竹本は再びしぼんで黙り込んだ。その少し後ろでは、次口を挟んだら首根っこ掴んで放り投げてやろうと、青木がうずうずしている。
「もし、君をヴァンパイアにした者が最初にその掟を話しておけばこんな事にはならなかったかもしれない。残念です」
「違う! あの人はそんな―――」
取り乱す沙耶をさっきまでの鋭い視線とはまるで別人のように、とても哀しみに満ちた目で見ていた。
「そんなに彼の事を……」
青木は“彼”が誰を指すのか分からなかったが、沙耶に向けられた瓜生の哀しい目は沙耶に対する同情や憐れみのようなものを感じた。

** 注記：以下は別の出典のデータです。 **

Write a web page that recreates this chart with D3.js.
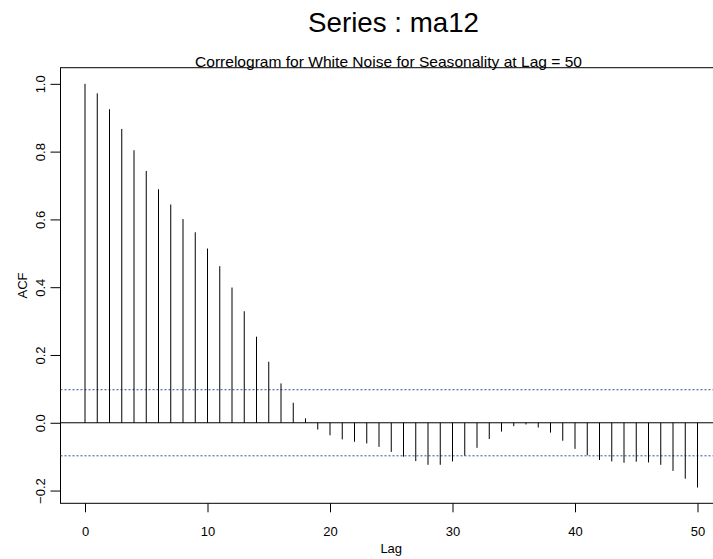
<!DOCTYPE html>
<html>
<head>
<meta charset="utf-8">
<script src="https://cdn.jsdelivr.net/npm/d3@7"></script>
<style>
  body { margin: 0; background: #fff; }
  svg { display: block; font-family: "Liberation Sans", Arial, Helvetica, sans-serif; }
</style>
</head>
<body>
<svg id="chart"></svg>
<script>
// acf values, lag 0..50
const lags = d3.range(0, 51);
const acfValues = [
  1.0, 0.972, 0.925, 0.867, 0.804, 0.743, 0.689, 0.644, 0.601, 0.562,
  0.514, 0.462, 0.399, 0.329, 0.254, 0.180, 0.116, 0.059, 0.013, -0.020,
  -0.037, -0.049, -0.056, -0.061, -0.071, -0.086, -0.100, -0.113, -0.124, -0.124,
  -0.114, -0.097, -0.074, -0.048, -0.026, -0.010, -0.005, -0.014, -0.029, -0.053,
  -0.077, -0.096, -0.110, -0.114, -0.118, -0.115, -0.117, -0.124, -0.142, -0.165,
  -0.191
];
const ciBound = 0.0975;
const xTicks = [0, 10, 20, 30, 40, 50];
const yTicks = [-0.2, 0.0, 0.2, 0.4, 0.6, 0.8, 1.0];

const width = 713, height = 559;
const plotLeft = 60.5, plotRight = 722, plotTop = 67.7, plotBottom = 503.3;

const svg = d3.select("#chart").attr("width", width).attr("height", height);

// R style: 4% padding on each side of the data range
const x = d3.scaleLinear().domain([-2, 52]).range([plotLeft, plotRight]);
const y = d3.scaleLinear().domain([-0.2376, 1.0476]).range([plotBottom, plotTop]);

// box
svg.append("rect")
    .attr("x", plotLeft).attr("y", plotTop)
    .attr("width", plotRight - plotLeft).attr("height", plotBottom - plotTop)
    .attr("fill", "none").attr("stroke", "#000").attr("stroke-width", 1);

// zero line
svg.append("line")
    .attr("x1", plotLeft).attr("x2", plotRight)
    .attr("y1", y(0)).attr("y2", y(0))
    .attr("stroke", "#000");

// confidence bands
svg.append("g")
  .selectAll("line")
  .data([ciBound, -ciBound])
  .join("line")
    .attr("x1", plotLeft).attr("x2", plotRight)
    .attr("y1", d => y(d)).attr("y2", d => y(d))
    .attr("stroke", "#2f5289")
    .attr("stroke-dasharray", "2,2");

// spikes
svg.append("g")
  .selectAll("line")
  .data(lags)
  .join("line")
    .attr("x1", d => x(d)).attr("x2", d => x(d))
    .attr("y1", y(0)).attr("y2", d => y(acfValues[d]))
    .attr("stroke", "#000").attr("stroke-width", 1);

// axes
const xAxis = svg.append("g")
    .attr("transform", `translate(0,${plotBottom})`)
    .call(d3.axisBottom(x).tickValues(xTicks).tickFormat(d3.format("d")).tickSize(9).tickSizeOuter(0));
xAxis.select(".domain").remove();
xAxis.selectAll("text")
    .attr("y", 33).attr("dy", 0)
    .attr("font-size", 13).attr("font-family", null).attr("fill", "#000");

const yAxis = svg.append("g")
    .attr("transform", `translate(${plotLeft},0)`)
    .call(d3.axisLeft(y).tickValues(yTicks).tickFormat(d3.format(".1f")).tickSize(10).tickSizeOuter(0));
yAxis.select(".domain").remove();
yAxis.selectAll("text")
    .attr("transform", "rotate(-90)")
    .attr("text-anchor", "middle")
    .attr("x", 0).attr("y", -16).attr("dy", 0)
    .attr("font-size", 13).attr("font-family", null).attr("fill", "#000");

// labels
svg.append("text")
    .attr("x", (plotLeft + plotRight) / 2).attr("y", 553)
    .attr("text-anchor", "middle").attr("font-size", 13)
    .text("Lag");

svg.append("text")
    .attr("transform", `translate(27,${(plotTop + plotBottom) / 2}) rotate(-90)`)
    .attr("text-anchor", "middle").attr("font-size", 13)
    .text("ACF");

svg.append("text")
    .attr("x", 393.5).attr("y", 32)
    .attr("text-anchor", "middle").attr("font-size", 27.5)
    .attr("textLength", 171).attr("lengthAdjust", "spacingAndGlyphs")
    .text("Series : ma12");

svg.append("text")
    .attr("x", 388.5).attr("y", 67)
    .attr("text-anchor", "middle").attr("font-size", 14.5)
    .attr("textLength", 387).attr("lengthAdjust", "spacingAndGlyphs")
    .text("Correlogram for White Noise for Seasonality at Lag = 50");
</script>
</body>
</html>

「襲わない、与えない、話さない―――これがヴァンパイアの三つの掟、三大原則。君は知らなかったとはいえその掟を破った。それはヴァンパイアにとって罪、罪を犯せば罰を受けなければならない」
瓜生の顔はとても哀しげだった。青木には分からない。なぜ、そんなにまで沙耶に対して哀しい顔をみせるのか。掟を破ったヴァンパイアを取り締まるのが彼の仕事のはずなのに、である。

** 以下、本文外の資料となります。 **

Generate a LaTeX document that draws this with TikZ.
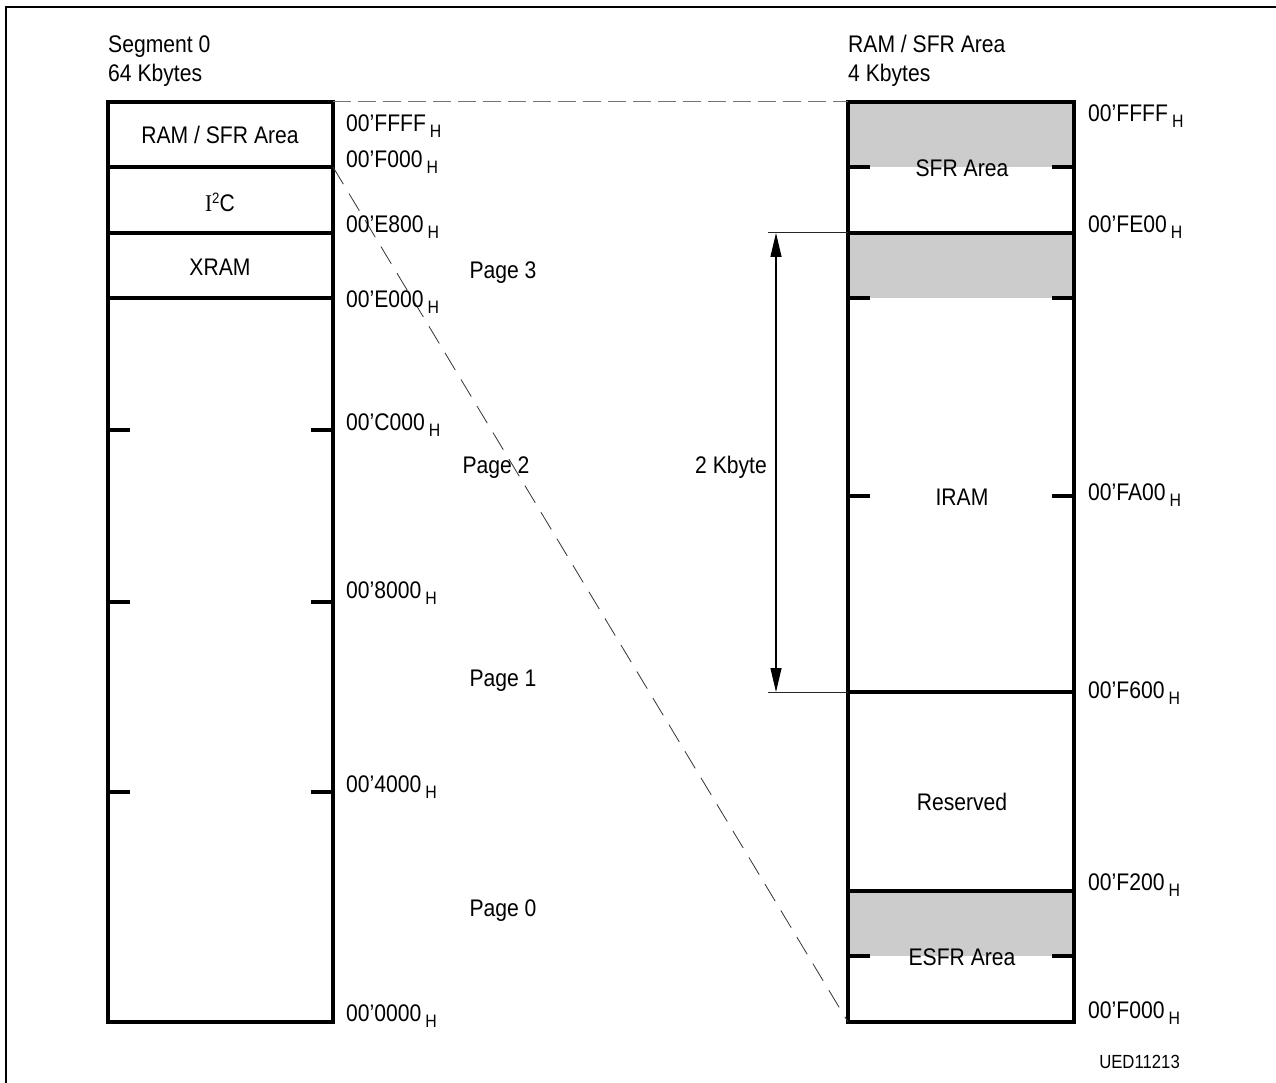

「ボクはヴァンパイアを取り締まる『ネイヴ』という組織の者です。大久保さん、ボクは君を捕まえなければならない」
沙耶はいつの間にか泣いていた。こぼれる大粒の涙を沙耶は拭う事無く、ただ泣きながら瓜生を見つめ返していた。
「だけどその前に―――」
瓜生は黒板脇の扉に目をやり、
「―――少し歴史の話をしましょうか」
そして三人に明るく笑ってみせた。